A Nightmare on Elm Street 3: Dream Warriors

A Nightmare on Elm Street 3: Dream Warriors ★★★★

"Welcome to prime time, bitch!"

Here's a sequel that's surprisingly better than it has any right to be.

Just to recap, I thought the first film introduced a good villain and premise, but the story kind of fizzled out as it went along (I've read this was due to studio interference). The second entry was just a complete mess, with the only redeeming elements being its call-backs to the first film.

DREAM WARRIORS feels like where the filmmakers finally figured out what they had on their hands. The fantasy rules now feel established, Freddy Krueger is given an origin story, and the horror and fantasy elements feel much more solidly merged. That's what happens when both Wes Craven and Frank Darabont work on a screenplay. Plus Chuck Russell is an underrated director.

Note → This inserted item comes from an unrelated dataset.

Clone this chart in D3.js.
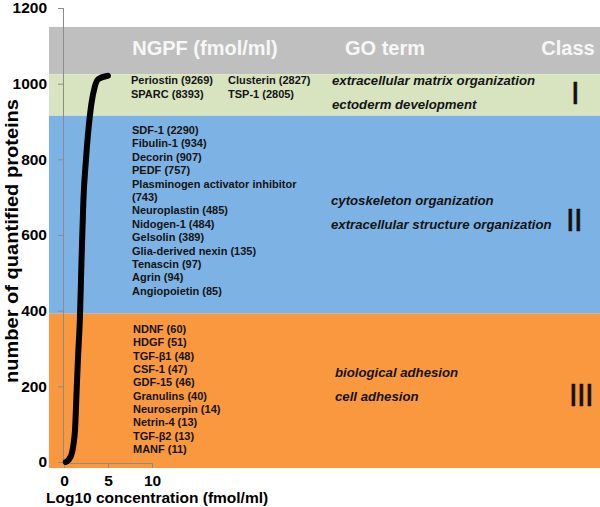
<!DOCTYPE html>
<html><head><meta charset="utf-8">
<script src="https://cdn.jsdelivr.net/npm/d3@7"></script>
<style>
html,body{margin:0;padding:0;background:#fff;}
svg text{font-family:Arial,"Liberation Sans",sans-serif;}
</style>
</head><body>
<svg id="chart" width="600" height="507"></svg>
<script>
// ---- data ----
const curveLogConc = [0.2, 0.5, 0.9, 1.1, 1.25, 1.45, 1.6, 1.8, 2.0, 2.2, 2.5, 2.8, 3.1, 3.5, 3.9, 5.0];
const curveCount   = [0,   5,   24,  50,  84,   197,  280,  374, 540, 689, 800, 885,  945, 992, 1012, 1021];
const yTickValues = [0, 200, 400, 600, 800, 1000, 1200];
const xTickValues = [0, 5, 10];
const bandKeys  = ["header", "I", "II", "III"];
const bandLow   = [1025, 915, 392, -16];
const bandHigh  = [1150, 1025, 915, 392];
const bandColor = ["#bfbfbf", "#d7e4bf", "#7db3e4", "#fa983f"];
const headerLabels = ["NGPF (fmol/ml)", "GO term", "Class"];
const classINgpfCol1 = ["Periostin (9269)", "SPARC (8393)"];
const classINgpfCol2 = ["Clusterin (2827)", "TSP-1 (2805)"];
const classIINgpf = ["SDF-1 (2290)", "Fibulin-1 (934)", "Decorin (907)", "PEDF (757)",
  "Plasminogen activator inhibitor", "(743)", "Neuroplastin (485)", "Nidogen-1 (484)",
  "Gelsolin (389)", "Glia-derived nexin (135)", "Tenascin (97)", "Agrin (94)", "Angiopoietin (85)"];
const classIIINgpf = ["NDNF (60)", "HDGF (51)", "TGF-β1 (48)", "CSF-1 (47)", "GDF-15 (46)",
  "Granulins (40)", "Neuroserpin (14)", "Netrin-4 (13)", "TGF-β2 (13)", "MANF (11)"];
const classIGo = ["extracellular matrix organization", "ectoderm development"];
const classIIGo = ["cytoskeleton organization", "extracellular structure organization"];
const classIIIGo = ["biological adhesion", "cell adhesion"];
const xTitle = "Log10 concentration (fmol/ml)";
const yTitle = "number of quantified proteins";

// ---- scales ----
const svg = d3.select("#chart");
const x = d3.scaleLinear().domain([0, 10]).range([64, 152]);
const y = d3.scaleLinear().domain([0, 1200]).range([462, 8]);
const bandLeft = 49, bandRight = 600;

// bands
svg.append("g").selectAll("rect").data(bandKeys).join("rect")
  .attr("x", bandLeft).attr("width", bandRight - bandLeft)
  .attr("y", (d, i) => y(bandHigh[i]))
  .attr("height", (d, i) => y(bandLow[i]) - y(bandHigh[i]))
  .attr("fill", (d, i) => bandColor[i]);

// axes
const yAxis = svg.append("g").attr("transform", `translate(${x(0)},0)`)
  .call(d3.axisLeft(y).tickValues(yTickValues).tickSize(6).tickPadding(11).tickFormat(d3.format("d")));
const xAxis = svg.append("g").attr("transform", `translate(0,${y(0) + 1})`)
  .call(d3.axisBottom(x).tickValues(xTickValues).tickSize(5).tickPadding(7).tickFormat(d3.format("d")));
[yAxis, xAxis].forEach(a => {
  a.select(".domain").attr("stroke", "#8c8c8c").attr("stroke-width", 1);
  a.selectAll(".tick line").attr("stroke", "#8c8c8c");
  a.selectAll(".tick text").attr("fill", "#000").style("font-size", "15.5px").style("font-weight", "bold");
});
yAxis.select(".domain").attr("d", `M-0.5,${y(1200)}V${y(0) + 1}`);

// curve
const line = d3.line().x(d => x(d[0])).y(d => y(d[1])).curve(d3.curveMonotoneX);
svg.append("path")
  .datum(curveLogConc.map((v, i) => [v, curveCount[i]]))
  .attr("d", line).attr("fill", "none").attr("stroke", "#000")
  .attr("stroke-width", 6).attr("stroke-linecap", "round").attr("stroke-linejoin", "round");

// header labels
const headerX = [205, 385, 568];
svg.append("g").selectAll("text").data(headerLabels).join("text")
  .attr("x", (d, i) => headerX[i]).attr("y", 55).attr("text-anchor", "middle")
  .attr("fill", "#f7f7f7").style("font-size", "20px").style("font-weight", "bold")
  .text(d => d);

function textBlock(lines, x0, y0, dy, size, italic) {
  svg.append("g").selectAll("text").data(lines).join("text")
    .attr("x", x0).attr("y", (d, i) => y0 + i * dy)
    .attr("fill", "#141414").style("font-size", size + "px").style("font-weight", "bold")
    .style("font-style", italic ? "italic" : "normal")
    .text(d => d);
}
textBlock(classINgpfCol1, 131, 84, 13.5, 11, false);
textBlock(classINgpfCol2, 228, 84, 13.5, 11, false);
textBlock(classIINgpf, 132, 134, 13.4, 11, false);
textBlock(classIIINgpf, 133, 333, 13.35, 11, false);
textBlock(classIGo, 332, 85, 23.5, 13.2, true);
textBlock(classIIGo, 331, 205, 24, 13.2, true);
textBlock(classIIIGo, 335, 377, 24, 13.2, true);

// class numerals
const classLabels = ["I", "II", "III"];
const classX = [575, 574, 581];
const classY = [104, 231, 406];
svg.append("g").selectAll("text").data(classLabels).join("text")
  .attr("x", (d, i) => classX[i]).attr("y", (d, i) => classY[i]).attr("text-anchor", "middle")
  .attr("fill", "#111").attr("stroke", "#111").attr("stroke-width", 0.6)
  .style("font-size", "31px").style("letter-spacing", "-0.6px")
  .text(d => d);

// axis titles
svg.append("text").attr("x", 46).attr("y", 503)
  .attr("fill", "#000").style("font-size", "15.5px").style("font-weight", "bold").text(xTitle);
svg.append("text").attr("transform", `translate(18,${241}) rotate(-90)`)
  .attr("text-anchor", "middle").attr("fill", "#000")
  .attr("textLength", 284).attr("lengthAdjust", "spacingAndGlyphs")
  .style("font-size", "17.5px").style("font-weight", "bold").text(yTitle);
</script>
</body></html>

It was smart of the film to change its setting to a psychiatric hospital and have most of the main characters be patients and troubled youths. Instead of the usual high school setting where all the teenagers act like generic teenagers and say stupid things, the group dynamic that builds here feels much more resonant, since all these kids are damaged in some way. Heather Langenkamp is still not a great actress, but at least her role carries more depth to it this time.

And of course, there's Robert Englund as Freddy. Englund was already the best thing in the first two films, but this time you can tell he's really having a lot more fun. Freddy has much more personality this time around, and gets a lot of one-liners. I almost feel like the director told Englund "Just do whatever you want."

The dream sequences are also unique and trippy, feeling more surreal than the first two entries. Obviously hundreds of horror films have featured characters getting killed, but there is some really clever filmmaking in how these particular kills are visualized.

DREAM WARRIORS isn't perfect. It still has moments of hokey dialog and campy FX. And there's an overall '80's vibe to the film that keeps it from feeling timeless. Still, this is a nice note to stop watching the franchise on.